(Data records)
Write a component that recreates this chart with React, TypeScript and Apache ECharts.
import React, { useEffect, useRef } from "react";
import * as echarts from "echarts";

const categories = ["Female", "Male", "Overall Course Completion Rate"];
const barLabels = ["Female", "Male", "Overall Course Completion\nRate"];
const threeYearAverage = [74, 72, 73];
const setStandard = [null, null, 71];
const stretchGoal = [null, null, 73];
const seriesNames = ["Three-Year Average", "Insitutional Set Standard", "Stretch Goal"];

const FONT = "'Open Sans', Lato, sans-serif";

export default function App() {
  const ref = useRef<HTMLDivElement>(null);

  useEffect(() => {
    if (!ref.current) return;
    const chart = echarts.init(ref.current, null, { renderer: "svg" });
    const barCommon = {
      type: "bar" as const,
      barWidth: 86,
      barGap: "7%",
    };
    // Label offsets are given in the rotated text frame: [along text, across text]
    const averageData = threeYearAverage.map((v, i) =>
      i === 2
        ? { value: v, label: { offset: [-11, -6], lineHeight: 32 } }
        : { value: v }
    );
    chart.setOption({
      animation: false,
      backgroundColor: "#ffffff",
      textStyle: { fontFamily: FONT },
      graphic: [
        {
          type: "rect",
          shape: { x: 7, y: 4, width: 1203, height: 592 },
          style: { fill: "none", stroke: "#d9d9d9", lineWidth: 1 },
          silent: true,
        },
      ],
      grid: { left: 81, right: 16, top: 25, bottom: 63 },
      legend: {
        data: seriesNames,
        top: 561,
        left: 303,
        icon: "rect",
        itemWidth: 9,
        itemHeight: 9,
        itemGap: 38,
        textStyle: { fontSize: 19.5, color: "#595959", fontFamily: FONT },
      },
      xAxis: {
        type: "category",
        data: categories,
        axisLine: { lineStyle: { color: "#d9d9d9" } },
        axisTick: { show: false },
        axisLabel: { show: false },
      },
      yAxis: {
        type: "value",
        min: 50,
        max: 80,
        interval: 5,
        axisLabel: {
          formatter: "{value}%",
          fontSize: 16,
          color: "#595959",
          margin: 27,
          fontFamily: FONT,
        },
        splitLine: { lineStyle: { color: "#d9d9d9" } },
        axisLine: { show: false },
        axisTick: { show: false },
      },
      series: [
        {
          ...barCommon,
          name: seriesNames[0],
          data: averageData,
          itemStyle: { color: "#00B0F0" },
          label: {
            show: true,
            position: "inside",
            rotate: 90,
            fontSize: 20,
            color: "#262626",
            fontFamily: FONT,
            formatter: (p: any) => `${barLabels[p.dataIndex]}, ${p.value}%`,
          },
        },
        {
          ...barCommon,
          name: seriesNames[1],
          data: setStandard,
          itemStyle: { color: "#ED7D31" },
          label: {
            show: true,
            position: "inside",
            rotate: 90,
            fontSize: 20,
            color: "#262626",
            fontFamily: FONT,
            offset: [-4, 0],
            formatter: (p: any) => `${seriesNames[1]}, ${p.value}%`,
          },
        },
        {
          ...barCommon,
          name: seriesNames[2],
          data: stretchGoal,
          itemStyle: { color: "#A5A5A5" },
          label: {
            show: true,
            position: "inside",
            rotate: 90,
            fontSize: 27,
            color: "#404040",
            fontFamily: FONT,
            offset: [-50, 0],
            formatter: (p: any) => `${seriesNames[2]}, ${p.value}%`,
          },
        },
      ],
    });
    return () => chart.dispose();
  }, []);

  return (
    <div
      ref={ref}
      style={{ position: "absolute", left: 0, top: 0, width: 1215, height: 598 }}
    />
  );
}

...

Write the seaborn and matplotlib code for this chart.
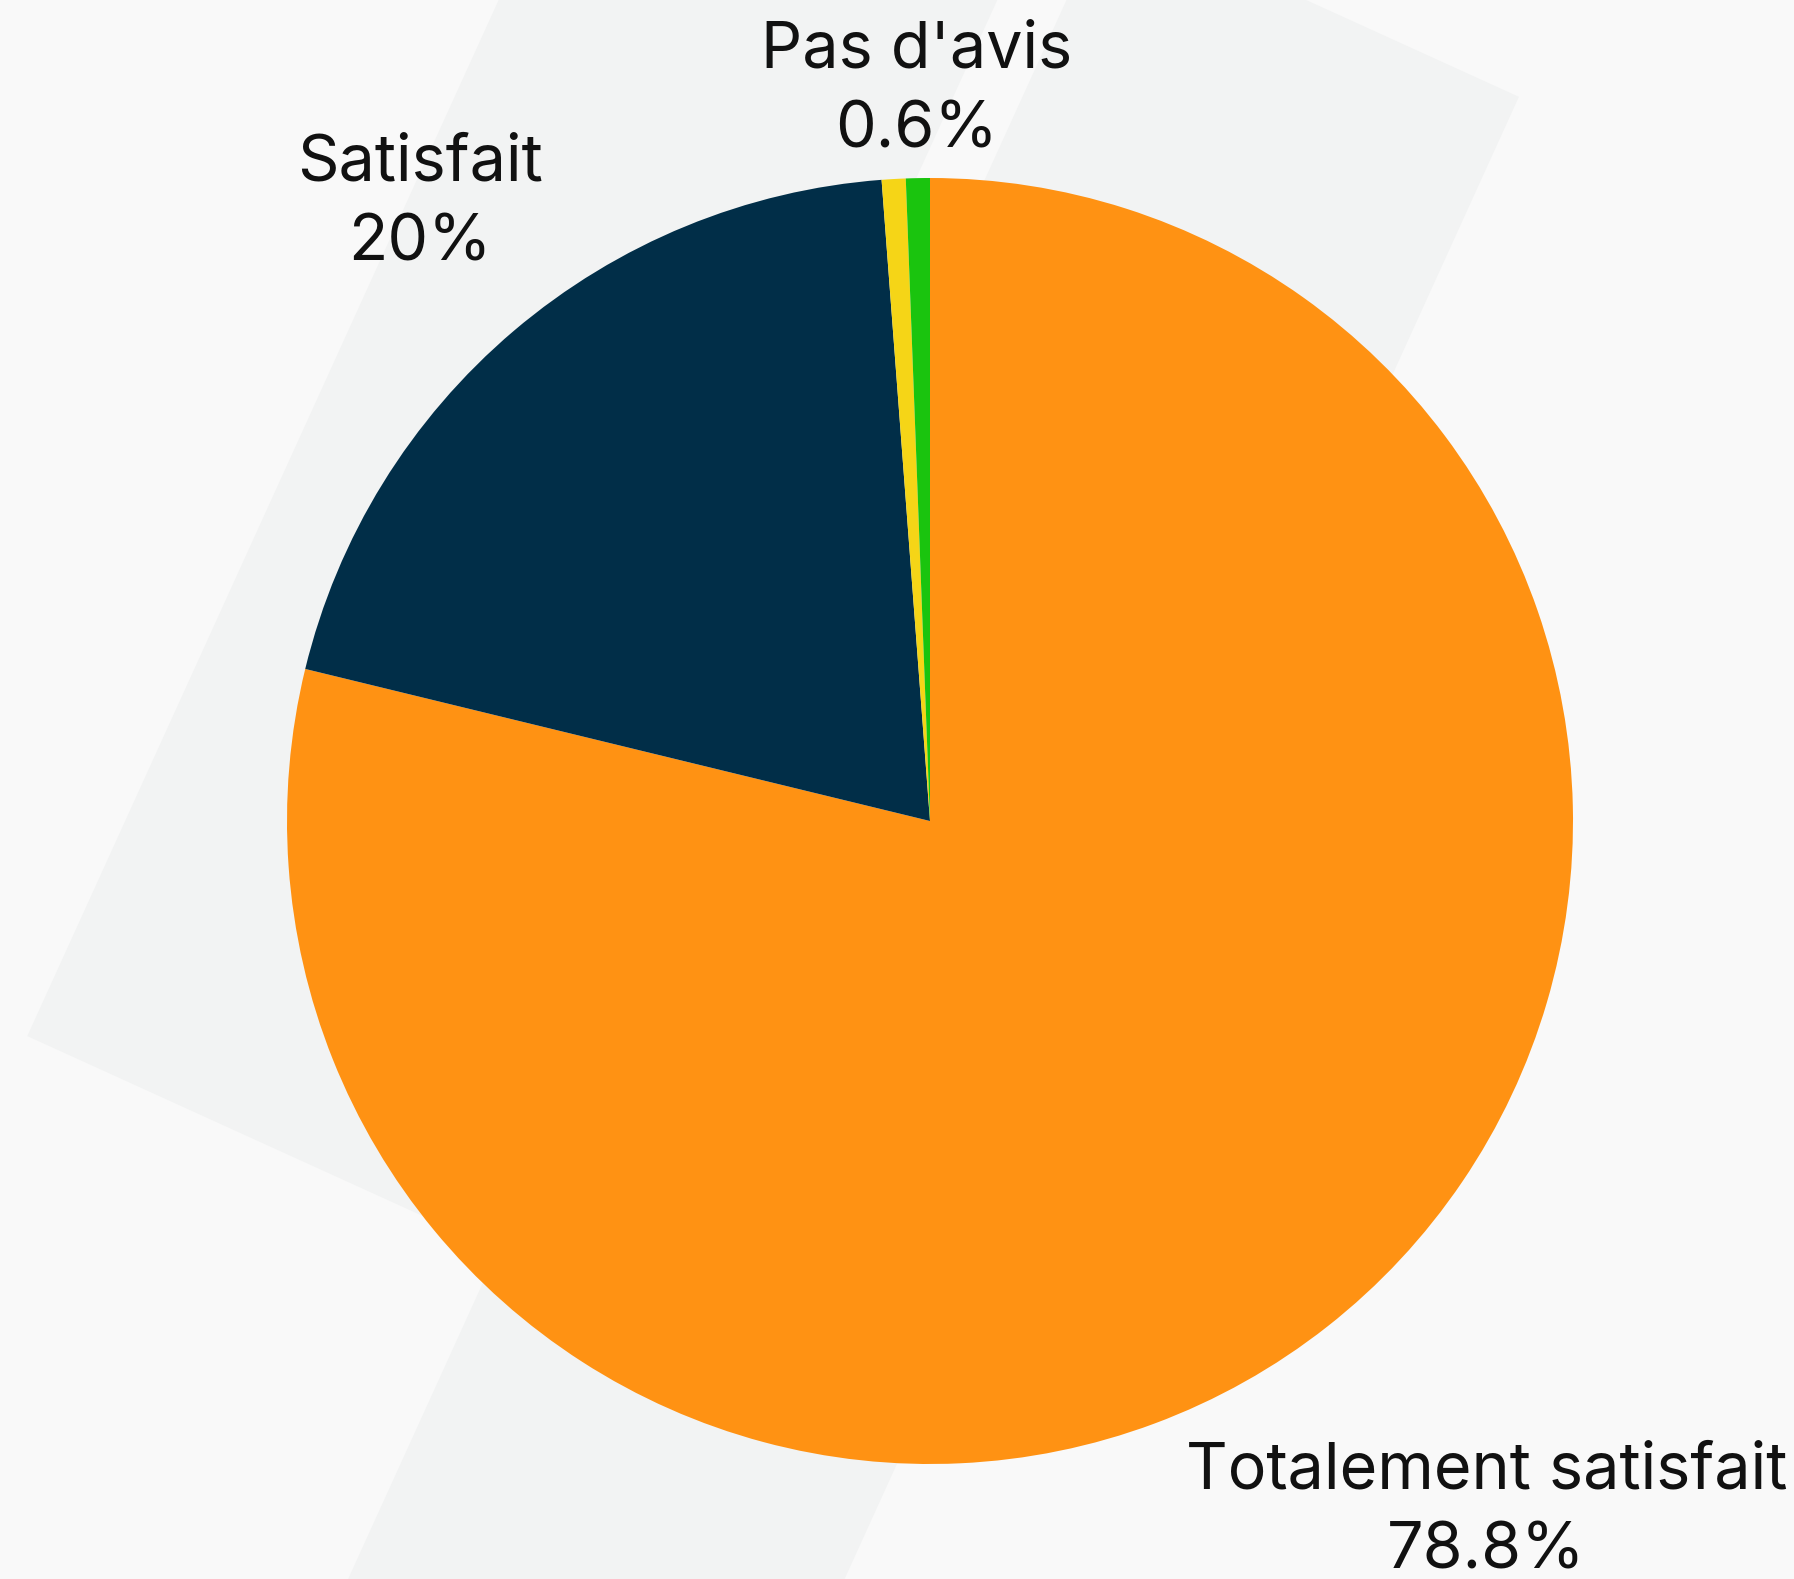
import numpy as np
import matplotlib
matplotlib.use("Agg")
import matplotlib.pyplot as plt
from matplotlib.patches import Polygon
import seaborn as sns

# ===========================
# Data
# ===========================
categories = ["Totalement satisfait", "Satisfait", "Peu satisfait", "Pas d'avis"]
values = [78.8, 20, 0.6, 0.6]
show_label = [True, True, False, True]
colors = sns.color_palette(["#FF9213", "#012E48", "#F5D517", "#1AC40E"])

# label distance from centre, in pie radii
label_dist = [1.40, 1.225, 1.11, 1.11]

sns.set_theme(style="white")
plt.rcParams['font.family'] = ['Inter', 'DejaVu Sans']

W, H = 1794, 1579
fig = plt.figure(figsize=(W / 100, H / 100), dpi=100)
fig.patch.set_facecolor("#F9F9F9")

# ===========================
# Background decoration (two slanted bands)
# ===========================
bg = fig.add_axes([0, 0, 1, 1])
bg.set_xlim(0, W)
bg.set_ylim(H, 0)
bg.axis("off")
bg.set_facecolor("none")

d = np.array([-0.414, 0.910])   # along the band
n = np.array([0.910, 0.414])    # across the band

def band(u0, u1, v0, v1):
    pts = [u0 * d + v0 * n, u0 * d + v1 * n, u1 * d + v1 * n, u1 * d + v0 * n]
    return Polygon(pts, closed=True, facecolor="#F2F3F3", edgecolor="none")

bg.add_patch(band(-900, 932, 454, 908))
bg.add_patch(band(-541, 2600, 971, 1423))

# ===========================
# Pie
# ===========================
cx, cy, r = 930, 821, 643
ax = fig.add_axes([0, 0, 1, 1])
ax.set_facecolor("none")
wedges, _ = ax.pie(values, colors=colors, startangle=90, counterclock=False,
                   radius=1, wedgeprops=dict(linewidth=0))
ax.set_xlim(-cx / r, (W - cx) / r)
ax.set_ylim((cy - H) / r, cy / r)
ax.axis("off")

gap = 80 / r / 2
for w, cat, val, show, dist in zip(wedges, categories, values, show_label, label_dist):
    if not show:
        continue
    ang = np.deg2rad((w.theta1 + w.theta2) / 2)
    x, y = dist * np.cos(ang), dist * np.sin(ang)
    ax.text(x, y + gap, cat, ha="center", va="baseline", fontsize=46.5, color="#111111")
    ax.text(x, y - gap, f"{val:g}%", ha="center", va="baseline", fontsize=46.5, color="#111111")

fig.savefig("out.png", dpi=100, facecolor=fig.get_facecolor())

==

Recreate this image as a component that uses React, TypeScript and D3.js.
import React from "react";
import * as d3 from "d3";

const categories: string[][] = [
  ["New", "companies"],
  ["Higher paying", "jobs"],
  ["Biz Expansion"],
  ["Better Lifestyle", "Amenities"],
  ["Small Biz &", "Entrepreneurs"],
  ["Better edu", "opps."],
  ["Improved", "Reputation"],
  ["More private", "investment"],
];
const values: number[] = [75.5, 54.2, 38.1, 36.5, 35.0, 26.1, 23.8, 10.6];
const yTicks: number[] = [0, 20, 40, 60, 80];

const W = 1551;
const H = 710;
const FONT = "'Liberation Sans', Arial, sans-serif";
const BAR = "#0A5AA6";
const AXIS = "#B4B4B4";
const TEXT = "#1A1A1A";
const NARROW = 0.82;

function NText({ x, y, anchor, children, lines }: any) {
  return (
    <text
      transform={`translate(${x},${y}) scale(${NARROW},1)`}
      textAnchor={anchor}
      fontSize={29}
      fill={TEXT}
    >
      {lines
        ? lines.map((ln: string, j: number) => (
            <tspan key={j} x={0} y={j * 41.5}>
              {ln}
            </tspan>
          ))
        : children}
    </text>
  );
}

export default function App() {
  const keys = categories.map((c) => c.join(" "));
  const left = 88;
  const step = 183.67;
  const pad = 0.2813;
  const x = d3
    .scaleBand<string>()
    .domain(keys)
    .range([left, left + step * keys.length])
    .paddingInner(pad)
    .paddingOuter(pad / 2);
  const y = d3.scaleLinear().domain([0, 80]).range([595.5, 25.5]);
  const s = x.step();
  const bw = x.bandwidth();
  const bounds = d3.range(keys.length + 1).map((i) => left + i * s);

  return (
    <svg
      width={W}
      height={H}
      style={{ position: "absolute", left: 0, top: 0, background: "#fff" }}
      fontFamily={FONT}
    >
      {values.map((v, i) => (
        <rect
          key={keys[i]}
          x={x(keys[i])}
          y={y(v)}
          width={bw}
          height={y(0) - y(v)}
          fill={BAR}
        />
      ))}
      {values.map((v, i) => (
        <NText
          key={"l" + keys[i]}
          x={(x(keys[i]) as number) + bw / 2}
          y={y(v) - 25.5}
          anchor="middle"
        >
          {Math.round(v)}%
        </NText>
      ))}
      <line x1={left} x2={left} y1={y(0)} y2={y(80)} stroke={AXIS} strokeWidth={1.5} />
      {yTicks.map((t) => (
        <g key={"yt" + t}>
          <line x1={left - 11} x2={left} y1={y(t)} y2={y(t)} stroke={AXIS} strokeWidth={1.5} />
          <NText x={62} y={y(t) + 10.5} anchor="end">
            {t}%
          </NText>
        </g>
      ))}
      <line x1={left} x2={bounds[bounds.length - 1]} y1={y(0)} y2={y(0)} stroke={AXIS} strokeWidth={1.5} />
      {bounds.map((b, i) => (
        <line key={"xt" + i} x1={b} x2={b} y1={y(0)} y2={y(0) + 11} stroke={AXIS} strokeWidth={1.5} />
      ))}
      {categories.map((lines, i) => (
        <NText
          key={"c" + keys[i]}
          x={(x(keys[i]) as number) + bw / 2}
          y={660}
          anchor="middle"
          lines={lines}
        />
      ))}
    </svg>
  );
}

*INSTRUCTIONS FOR THE TASK:* Both the line with "Write the seaborn" and the line with "bg.add_patch(band(-541, 2600, 971, 1423))" are included: reproduce them and every line between, exactly, with pictures omitted.

*EXERCISE ANSWER:*
Write the seaborn and matplotlib code for this chart.
import numpy as np
import matplotlib
matplotlib.use("Agg")
import matplotlib.pyplot as plt
from matplotlib.patches import Polygon
import seaborn as sns

# ===========================
# Data
# ===========================
categories = ["Totalement satisfait", "Satisfait", "Peu satisfait", "Pas d'avis"]
values = [78.8, 20, 0.6, 0.6]
show_label = [True, True, False, True]
colors = sns.color_palette(["#FF9213", "#012E48", "#F5D517", "#1AC40E"])

# label distance from centre, in pie radii
label_dist = [1.40, 1.225, 1.11, 1.11]

sns.set_theme(style="white")
plt.rcParams['font.family'] = ['Inter', 'DejaVu Sans']

W, H = 1794, 1579
fig = plt.figure(figsize=(W / 100, H / 100), dpi=100)
fig.patch.set_facecolor("#F9F9F9")

# ===========================
# Background decoration (two slanted bands)
# ===========================
bg = fig.add_axes([0, 0, 1, 1])
bg.set_xlim(0, W)
bg.set_ylim(H, 0)
bg.axis("off")
bg.set_facecolor("none")

d = np.array([-0.414, 0.910])   # along the band
n = np.array([0.910, 0.414])    # across the band

def band(u0, u1, v0, v1):
    pts = [u0 * d + v0 * n, u0 * d + v1 * n, u1 * d + v1 * n, u1 * d + v0 * n]
    return Polygon(pts, closed=True, facecolor="#F2F3F3", edgecolor="none")

bg.add_patch(band(-900, 932, 454, 908))
bg.add_patch(band(-541, 2600, 971, 1423))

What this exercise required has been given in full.